I agree with you Anita! I live in my farmhouse with 2 teens and many bars of my own soap from the kitchen to the one bathroom. We LOVE our soap and each of us have our faves which is why there are so many bars hanging about. My teen's friends come over and love the soap too. At all my markets I have never had a comment like that and my customers on ocassion insist on naked, unwrapped bars (which are in baskets for display)! More natural they say. 85% of my bars are wrapped in rice paper or in origami paper and sealed with the label. They look elegant and professional and since it is paper, you can smell the scent quite clearly through it. I think we as a society have become far too sterile for our own good! From the hand sanitizer to pasteurization, no wonder we get sick so easily. We do not consume real foods and we insist on stripping all the protective oils from our skin for the sake of cleanliness.

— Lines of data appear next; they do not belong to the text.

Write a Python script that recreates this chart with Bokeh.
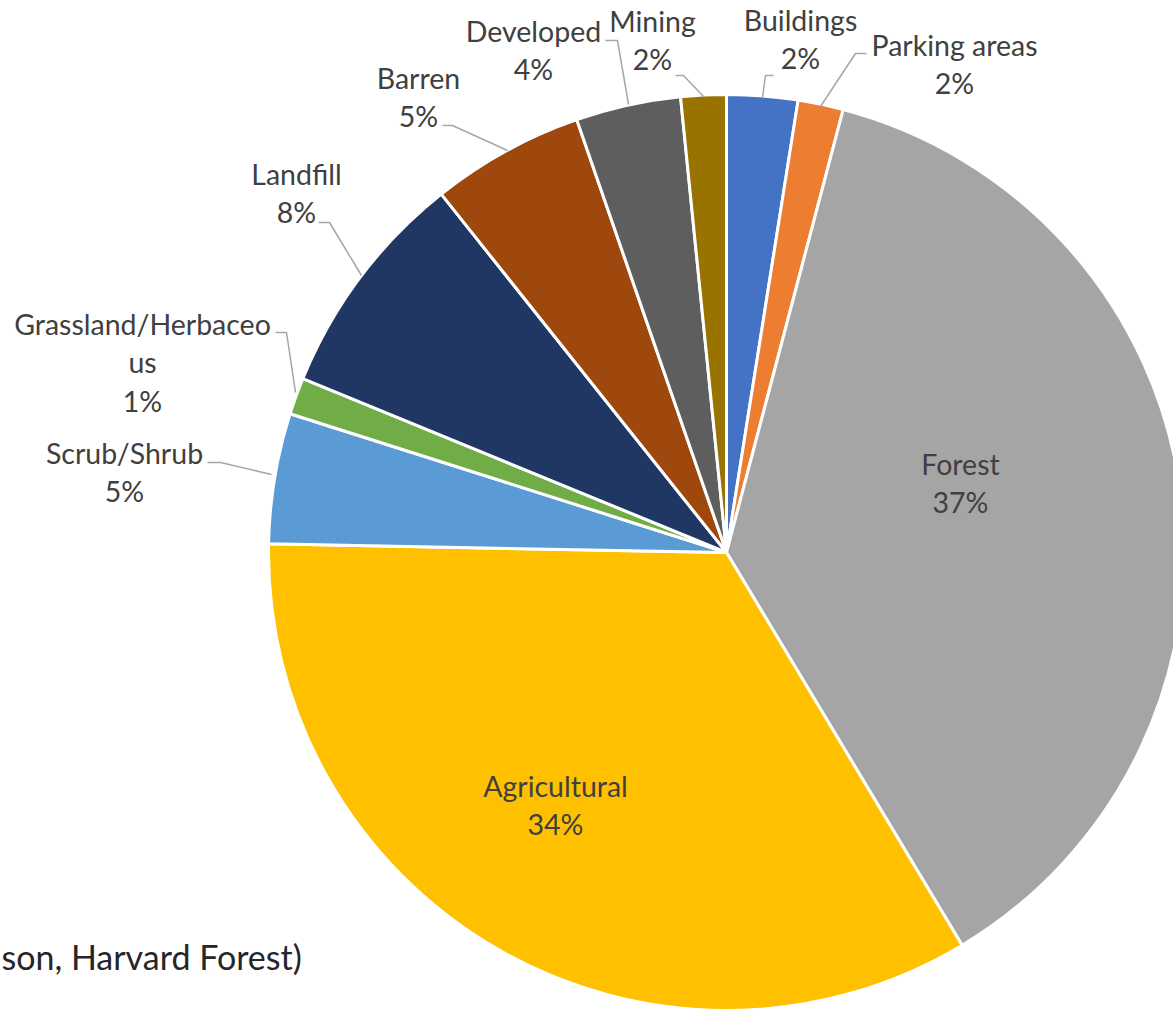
import math
from bokeh.plotting import figure
from bokeh.models import ColumnDataSource
from bokeh.core.properties import value
from bokeh.embed import file_html
from bokeh.resources import INLINE

# ---- data ----
categories = ["Buildings", "Parking areas", "Forest", "Agricultural", "Scrub/Shrub",
              "Grassland/Herbaceo\nus", "Landfill", "Barren", "Developed", "Mining"]
shares = [2.5, 1.6, 37.3, 33.9, 4.6, 1.3, 8.1, 5.4, 3.7, 1.6]
colors = ["#4472C4", "#ED7D31", "#A5A5A5", "#FFC000", "#5B9BD5",
          "#70AD47", "#213763", "#9E480E", "#5E5E5E", "#997300"]
source_note = "son, Harvard Forest)"

# ---- layout (image pixel coordinates, y measured from top) ----
W, H = 1173, 1012
CX, CY, R = 726, 552, 458
label_pos = [(800, 19), (954, 44), (960, 463), (555, 785), (124, 452),
             (142, 323), (296, 173), (418, 77), (533, 30), (652, 20)]
line_gap = 38.5
leaders = [
    [(773, 75), (765, 75), (762, 97)],
    [(866, 53), (855, 53), (820, 106)],
    None,
    None,
    [(207, 462), (220, 462), (271, 474)],
    [(275, 332), (286, 332), (295, 392)],
    [(318, 222), (329, 222), (361, 275)],
    [(442, 125), (452, 125), (507, 150)],
    [(605, 40), (617, 40), (628, 104)],
    [(675, 75), (683, 75), (703, 96)],
]

def fy(y):
    return H - y

p = figure(width=W, height=H, x_range=(0, W), y_range=(0, H),
           output_backend="svg", toolbar_location=None, min_border=0,
           background_fill_color="white", border_fill_color="white")
p.axis.visible = False
p.xgrid.visible = False
p.ygrid.visible = False
p.outline_line_color = None

total = sum(shares)
starts, ends = [], []
cum = 0.0
for s in shares:
    starts.append(math.pi / 2 - 2 * math.pi * cum / total)
    cum += s
    ends.append(math.pi / 2 - 2 * math.pi * cum / total)

src = ColumnDataSource(dict(start=starts, end=ends, color=colors))
p.wedge(x=CX, y=fy(CY), radius=R, start_angle="start", end_angle="end",
        direction="clock", fill_color="color", line_color="white",
        line_width=3, source=src)

# leader lines
for ld in leaders:
    if ld is None:
        continue
    p.line([pt[0] for pt in ld], [fy(pt[1]) for pt in ld],
           line_color="#A6A6A6", line_width=1.5)

# labels
tx, ty, tt = [], [], []
for name, s, (x, y) in zip(categories, shares, label_pos):
    lines = name.split("\n") + [f"{round(s / total * 100)}%"]
    for i, ln in enumerate(lines):
        tx.append(x)
        ty.append(fy(y + i * line_gap))
        tt.append(ln)
p.text(x=tx, y=ty, text=tt, text_font=value("Lato"), text_font_size="28.5px",
       text_color="#404040", text_align="center", text_baseline="middle")

p.text(x=[1], y=[fy(956)], text=[source_note], text_font=value("Lato"),
       text_font_size="34px", text_color="#262626", text_align="left",
       text_baseline="middle")

open("out.html", "w").write(file_html(p, INLINE))
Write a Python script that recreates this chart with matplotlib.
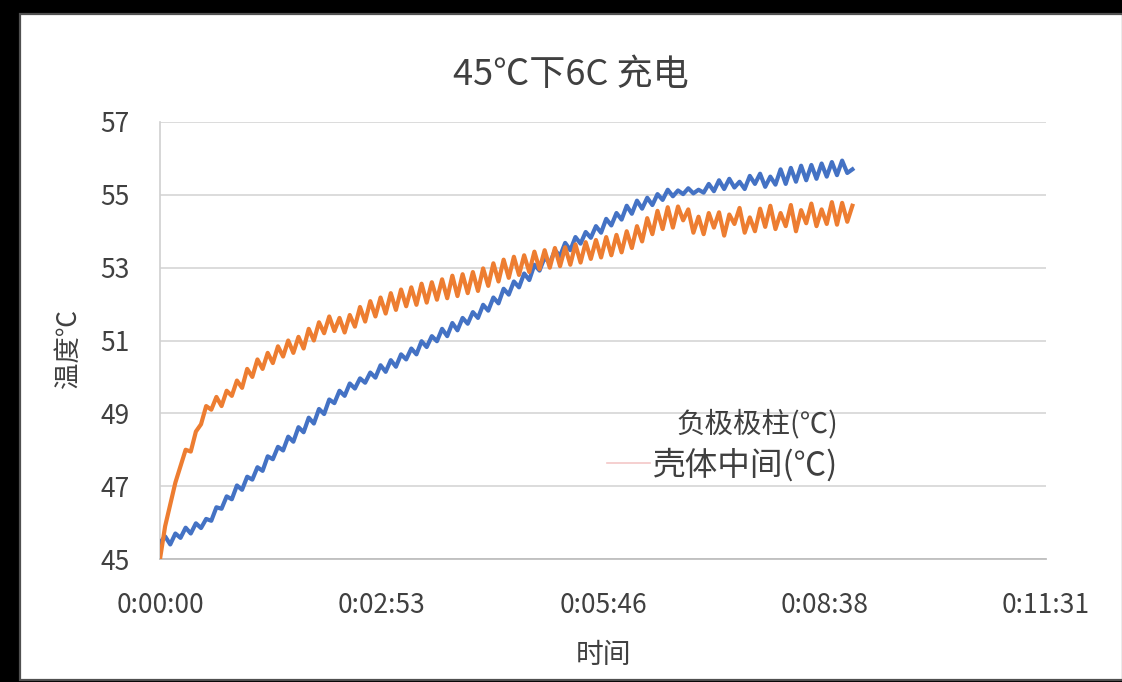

Where's the sense in that?


----------



## MiaBella Farm (Jul 22, 2008)

:yeahthat I AGREE! Soap is SOAP PEOPLE! It is supposed to clean you... :crazy


----------



## nappint (Jun 26, 2008)

:yeahthat The only thing I have to offer is this: You can't cure stupid. There are always going to be those people in the teeny tiny minority that are convinced by nonsensical marketing. I've had people tell me that the difference between detergent bars and soap is that soap leaves a film on your skin (based on that dove bar commercial :really ) I've come to the realization that nothing I say will really matter to this type of person so I'm friendly and courteous but I dont spend a lot of time trying to change their mind. There are tons of normal customers out there I'd rather spend my time and energy on them.


----------



## buckrun (Mar 7, 2008)

Well Judy - my daughter said pretty much what you did when she first told me this story.
Thanks for all the input and I must say I personally agree with Anita about how irrelevant this worry is with the way people eat and drink and sleep and drive while texting and sit like zombies in front of horrific violent visual images. On FB someone was griping about the smoke from the car next door at Sonic. What a joke. You are worried about second hand smoke and you consider Sonic food? :rofl
So the conclusion must be that they will just have to live with no NightSky soap and no BuckRun soap dishes poor ignorant fools! :biggrin Thanks all.
Lee


----------



## NubianSoaps.com (Oct 26, 2007)

Liquid soap is the same recipe...be it for washing your car, your clothes, your dishes or your horse...they are detergents. Sorry but I don't like stripping the natural oils off my skin like liquid soaps do, which include body washes. Most body washes also contain sodium laurel sulfate which are carcinogenic...so me and my family only use my soap...I always weedle in that I am 53 (I don't look it, nor does my skin). Having a popular body wash from Victoria Secret on my wall, to take down and show them the ingredients works well to have them turn into soap people.


----------



## prairie nights (Jan 16, 2009)

LOL, Lee, you are cracking me up. Great comments everyone, I have much enjoyed reading this thread. Off to get some real food and dirty up with soap


----------